The heating of the world’s land surface since the mid-20th century has created a new landscape (atmosphere + biosphere) and specifically a new “florasphere”. The heating has changed the florasphere’s vulnerability to wildfire. The effect of the heating can be captured, and only be captured, by a new Index of Wildfire Climate-Vulnerability (WCVI); ΔHeat = ΔTemperature x ΔPeriod of heating. ΔHeat is a simple digital index which is accessible in historic weather databases worldwide, and which after a simple analysis (linear regression) of a location’s historic temperature graph, allows us to digitally link bushfire character and bushfire predictability to our experienced climate heating.

A typical WCVI calculation, for Sydney NSW. Sydney’s WCVI = ΔTemperature (vertical axis) x ΔHeating Period (horizontal axis). Heating graph data from Australian Bureau of Meteorology.

ΔHeat provides the foundation for a planning response to wildfire which accommodates climate heating. ΔHeat can become the international tool for normalising all jurisdictions’ climate history, which will permit internationally-baselined quantification of bushfire vulnerability everywhere.

ΔHeat is the quantitative proxy for climate heating in all atmospheric and biospheric systems.
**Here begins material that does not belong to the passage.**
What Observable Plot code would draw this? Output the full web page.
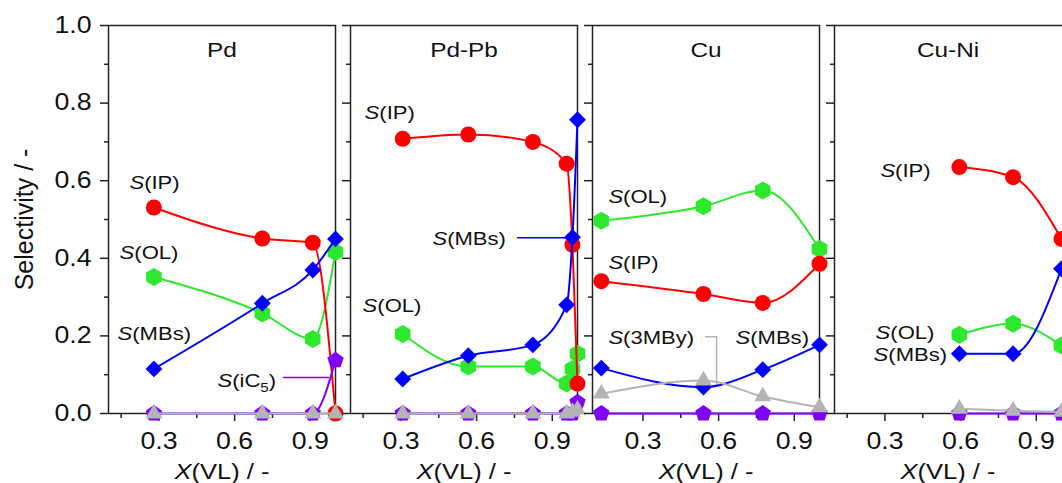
<!DOCTYPE html>
<html>
<head>
<meta charset="utf-8">
<script src="https://cdn.jsdelivr.net/npm/d3@7"></script>
<script src="https://cdn.jsdelivr.net/npm/@observablehq/plot@0.6"></script>
<style>
  html, body { margin: 0; padding: 0; background: #fff; overflow: hidden; }
  #row { display: flex; flex-direction: row; width: 1100px; }
  #row svg { display: block; flex: none; }
</style>
</head>
<body>
<div id="row"></div>
<script>
// ---------------- data ----------------
const panelNames = ["Pd", "Pd-Pb", "Cu", "Cu-Ni"];
const seriesNames = ["S(OL)", "S(IP)", "S(MBs)", "S(iC5)", "S(3MBy)"];

// X(VL) of each catalyst
const xPd   = [0.28, 0.71, 0.91, 1.0];
const xPdPb = [0.307, 0.567, 0.823, 0.957, 0.98, 1.0];
const xCu   = [0.135, 0.54, 0.775, 1.0];
const xCuNi = [0.595, 0.808, 1.0];

// Pd
const pdOL   = [0.352, 0.258, 0.192, 0.416];
const pdIP   = [0.531, 0.451, 0.440, 0.0];
const pdMBs  = [0.115, 0.284, 0.370, 0.450];
const pdIC5  = [0.0, 0.0, 0.0, 0.137];
const pd3MBy = [0.0, 0.0, 0.0, 0.0];
// Pd-Pb
const pdpbOL   = [0.205, 0.121, 0.121, 0.077, 0.115, 0.154];
const pdpbIP   = [0.708, 0.719, 0.700, 0.644, 0.435, 0.077];
const pdpbMBs  = [0.089, 0.149, 0.177, 0.280, 0.454, 0.757];
const pdpbIC5  = [0.0, 0.0, 0.0, 0.0, 0.0, 0.029];
const pdpb3MBy = [0.0, 0.0, 0.0, 0.0, 0.004, 0.010];
// Cu
const cuOL   = [0.497, 0.534, 0.575, 0.424];
const cuIP   = [0.341, 0.308, 0.285, 0.386];
const cuMBs  = [0.117, 0.068, 0.113, 0.177];
const cuIC5  = [0.0, 0.0, 0.0, 0.0];
const cu3MBy = [0.051, 0.085, 0.044, 0.016];
// Cu-Ni
const cuniOL   = [0.203, 0.231, 0.175];
const cuniIP   = [0.635, 0.609, 0.450];
const cuniMBs  = [0.154, 0.154, 0.373];
const cuniIC5  = [0.0, 0.0, 0.0];
const cuni3MBy = [0.012, 0.007, 0.004];

// axis ticks
const yMajor = [0, 0.2, 0.4, 0.6, 0.8, 1.0];
const yMinor = [0.1, 0.3, 0.5, 0.7, 0.9];
const xMajor = [0.3, 0.6, 0.9];
const xMinor = [0.15, 0.45, 0.75];

// annotations (data coordinates)
const annPanel = ["Pd", "Pd", "Pd", "Pd", "Pd-Pb", "Pd-Pb", "Pd-Pb", "Cu", "Cu", "Cu", "Cu", "Cu-Ni", "Cu-Ni", "Cu-Ni"];
const annText  = ["S(IP)", "S(OL)", "S(MBs)", "S(iC5)", "S(IP)", "S(MBs)", "S(OL)", "S(OL)", "S(IP)", "S(3MBy)", "S(MBs)", "S(IP)", "S(OL)", "S(MBs)"];
const annX     = [0.183, 0.144, 0.136, 0.532, 0.156, 0.425, 0.148, 0.163, 0.163, 0.163, 0.667, 0.282, 0.263, 0.255];
const annY     = [0.595, 0.415, 0.206, 0.085, 0.776, 0.451, 0.278, 0.559, 0.389, 0.196, 0.196, 0.626, 0.209, 0.152];

// leader lines (data coordinates)
const leadId    = ["a", "a", "b", "b", "c", "c", "c"];
const leadPanel = ["Pd", "Pd", "Pd-Pb", "Pd-Pb", "Cu", "Cu", "Cu"];
const leadSer   = ["S(iC5)", "S(iC5)", "S(MBs)", "S(MBs)", "S(3MBy)", "S(3MBy)", "S(3MBy)"];
const leadX     = [0.794, 0.972, 0.762, 0.99, 0.548, 0.592, 0.592];
const leadY     = [0.093, 0.093, 0.453, 0.453, 0.198, 0.198, 0.07];

// ---------------- build tables ----------------
const panelX = {"Pd": xPd, "Pd-Pb": xPdPb, "Cu": xCu, "Cu-Ni": xCuNi};
const panelY = {
  "Pd":    [pdOL, pdIP, pdMBs, pdIC5, pd3MBy],
  "Pd-Pb": [pdpbOL, pdpbIP, pdpbMBs, pdpbIC5, pdpb3MBy],
  "Cu":    [cuOL, cuIP, cuMBs, cuIC5, cu3MBy],
  "Cu-Ni": [cuniOL, cuniIP, cuniMBs, cuniIC5, cuni3MBy]
};
const rows = [];
for (const p of panelNames) {
  panelY[p].forEach((ys, si) => {
    ys.forEach((v, k) => rows.push({panel: p, series: seriesNames[si], x: panelX[p][k], y: v}));
  });
}
const anns = annText.map((t, i) => ({panel: annPanel[i], text: t, x: annX[i], y: annY[i]}));
const leads = leadX.map((x, i) => ({id: leadId[i], panel: leadPanel[i], series: leadSer[i], x, y: leadY[i]}));

// ---------------- symbols & styles ----------------
function polygon(n, rot, scale) {
  return {
    draw(ctx, size) {
      const R = Math.sqrt(size / Math.PI) * scale;
      for (let i = 0; i < n; i++) {
        const a = rot + i * 2 * Math.PI / n;
        const px = R * Math.cos(a), py = R * Math.sin(a);
        if (i === 0) ctx.moveTo(px, py); else ctx.lineTo(px, py);
      }
      ctx.closePath();
    }
  };
}
const hexagon  = polygon(6, -Math.PI / 2, 1.0);
const pentagon = polygon(5, -Math.PI / 2, 1.0);
const triangle = polygon(3, -Math.PI / 2, 1.0);

const style = {
  "S(OL)":   {color: "#2ee82e", symbol: hexagon,   r: 9},
  "S(IP)":   {color: "#ff0000", symbol: "circle",  r: 8},
  "S(MBs)":  {color: "#0000ff", symbol: "diamond2", r: 7.6},
  "S(iC5)":  {color: "#8000ff", symbol: pentagon,  r: 8.6},
  "S(3MBy)": {color: "#b4b4b4", symbol: triangle,  r: 9.8}
};

const FONT = "Arial, 'Liberation Sans', Helvetica, sans-serif";
const SVGNS = "http://www.w3.org/2000/svg";
const STRETCH = 1.16; // horizontal text stretch of the original figure

function richText(svg) {
  svg.querySelectorAll("text").forEach(t => {
    const s = t.textContent;
    const m = /^([SX])(\(.*)$/.exec(s);
    if (!m) return;
    while (t.firstChild) t.removeChild(t.firstChild);
    const it = document.createElementNS(SVGNS, "tspan");
    it.setAttribute("font-style", "italic");
    it.textContent = m[1];
    t.appendChild(it);
    const sub = /^(.*C)(\d+)(.*)$/.exec(m[2]);
    if (sub) {
      const a = document.createElementNS(SVGNS, "tspan");
      a.textContent = sub[1];
      const b = document.createElementNS(SVGNS, "tspan");
      b.setAttribute("font-size", "13px");
      b.setAttribute("dy", "5");
      b.textContent = sub[2];
      const c = document.createElementNS(SVGNS, "tspan");
      c.setAttribute("dy", "-5");
      c.textContent = sub[3];
      t.appendChild(a); t.appendChild(b); t.appendChild(c);
    } else {
      const a = document.createElementNS(SVGNS, "tspan");
      a.textContent = m[2];
      t.appendChild(a);
    }
  });
}

function stretchText(svg) {
  svg.querySelectorAll("text").forEach(t => {
    if ((t.getAttribute("transform") || "").includes("rotate")) return;
    if ((t.parentNode.getAttribute("transform") || "").includes("rotate")) return;
    const len = t.getComputedTextLength();
    if (len > 0) {
      t.setAttribute("textLength", (len * STRETCH).toFixed(2));
      t.setAttribute("lengthAdjust", "spacingAndGlyphs");
    }
  });
}

// ---------------- plots ----------------
const row = document.getElementById("row");
panelNames.forEach((p, i) => {
  const first = i === 0, last = i === panelNames.length - 1;
  const ml = first ? 108 : 15;
  const marks = [];
  if (last) {
    marks.push(Plot.frame({anchor: "top", stroke: "#222", strokeWidth: 1.5}));
    marks.push(Plot.frame({anchor: "left", stroke: "#222", strokeWidth: 1.5}));
    marks.push(Plot.frame({anchor: "bottom", stroke: "#222", strokeWidth: 1.5}));
  } else {
    marks.push(Plot.frame({stroke: "#222", strokeWidth: 1.5}));
  }
  marks.push(
    Plot.axisY({ticks: yMajor, tickSize: 8, tickPadding: 9, strokeWidth: 1.5, stroke: "#222",
                label: null, tickFormat: ".1f", fontSize: 23, fill: first ? "#111" : "none"}),
    Plot.axisY({ticks: yMinor, tickSize: 4, strokeWidth: 1.5, stroke: "#222", label: null, fill: "none"}),
    Plot.axisX({ticks: xMajor, tickSize: 8, tickPadding: 11, strokeWidth: 1.5, stroke: "#222",
                label: null, tickFormat: ".1f", fontSize: 23, fill: "#111"}),
    Plot.axisX({ticks: xMinor, tickSize: 5, strokeWidth: 1.5, stroke: "#222", label: null, fill: "none"})
  );
  // leader lines
  for (const id of ["a", "b", "c"]) {
    const seg = leads.filter(d => d.panel === p && d.id === id);
    if (seg.length) marks.push(Plot.line(seg, {x: "x", y: "y", stroke: style[seg[0].series].color, strokeWidth: 1.5}));
  }
  // series
  for (const s of seriesNames) {
    const data = rows.filter(d => d.panel === p && d.series === s);
    const st = style[s];
    marks.push(Plot.line(data, {x: "x", y: "y", stroke: st.color, strokeWidth: 2, curve: "monotone-x"}));
    marks.push(Plot.dot(data, {x: "x", y: "y", fill: st.color, stroke: "none", symbol: st.symbol, r: st.r}));
  }
  // annotations
  marks.push(Plot.text(anns.filter(d => d.panel === p), {x: "x", y: "y", text: "text", textAnchor: "start",
                                                         fontSize: 19, fill: "#111"}));
  // panel title
  marks.push(Plot.text([p], {text: d => d, frameAnchor: "top", lineAnchor: "middle", textAnchor: "middle",
                             dy: 25, fontSize: 21, fill: "#111"}));
  // x axis label
  marks.push(Plot.text(["X(VL) / -"], {text: d => d, frameAnchor: "bottom", lineAnchor: "middle", textAnchor: "middle",
                                       dy: 58, fontSize: 22, fill: "#111"}));
  if (first) {
    marks.push(Plot.text(["Selectivity / -"], {text: d => d, frameAnchor: "left", rotate: -90, lineAnchor: "middle",
                                               textAnchor: "middle", dx: -84, fontSize: 25, fill: "#111"}));
  }
  const svg = Plot.plot({
    width: ml + 227,
    height: 483,
    marginLeft: ml,
    marginRight: 0,
    marginTop: 25,
    marginBottom: 70,
    x: {domain: [0.1, 1.0]},
    y: {domain: [0, 1]},
    style: {fontFamily: FONT, color: "#111", background: "transparent", overflow: "visible"},
    marks
  });
  richText(svg);
  row.appendChild(svg);
  stretchText(svg);
});
</script>
</body>
</html>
At its broadest, ΔHeat is simply an “atmospheric heating vulnerability index”. It has equal capacity to measure cumulative heat in (1) atmospheric systems (climate heating, bushfire prediction), (2) ocean systems (marine heatwaves, icecap-water dynamics), and (3) biospheric systems (eg species evolution, species vulnerability). ΔHeat has been employed to map Australia’s climate heating regime (Laing, separate post): Stage 1 cooling (pre-1956) then Stage 2 heating (1956 – present).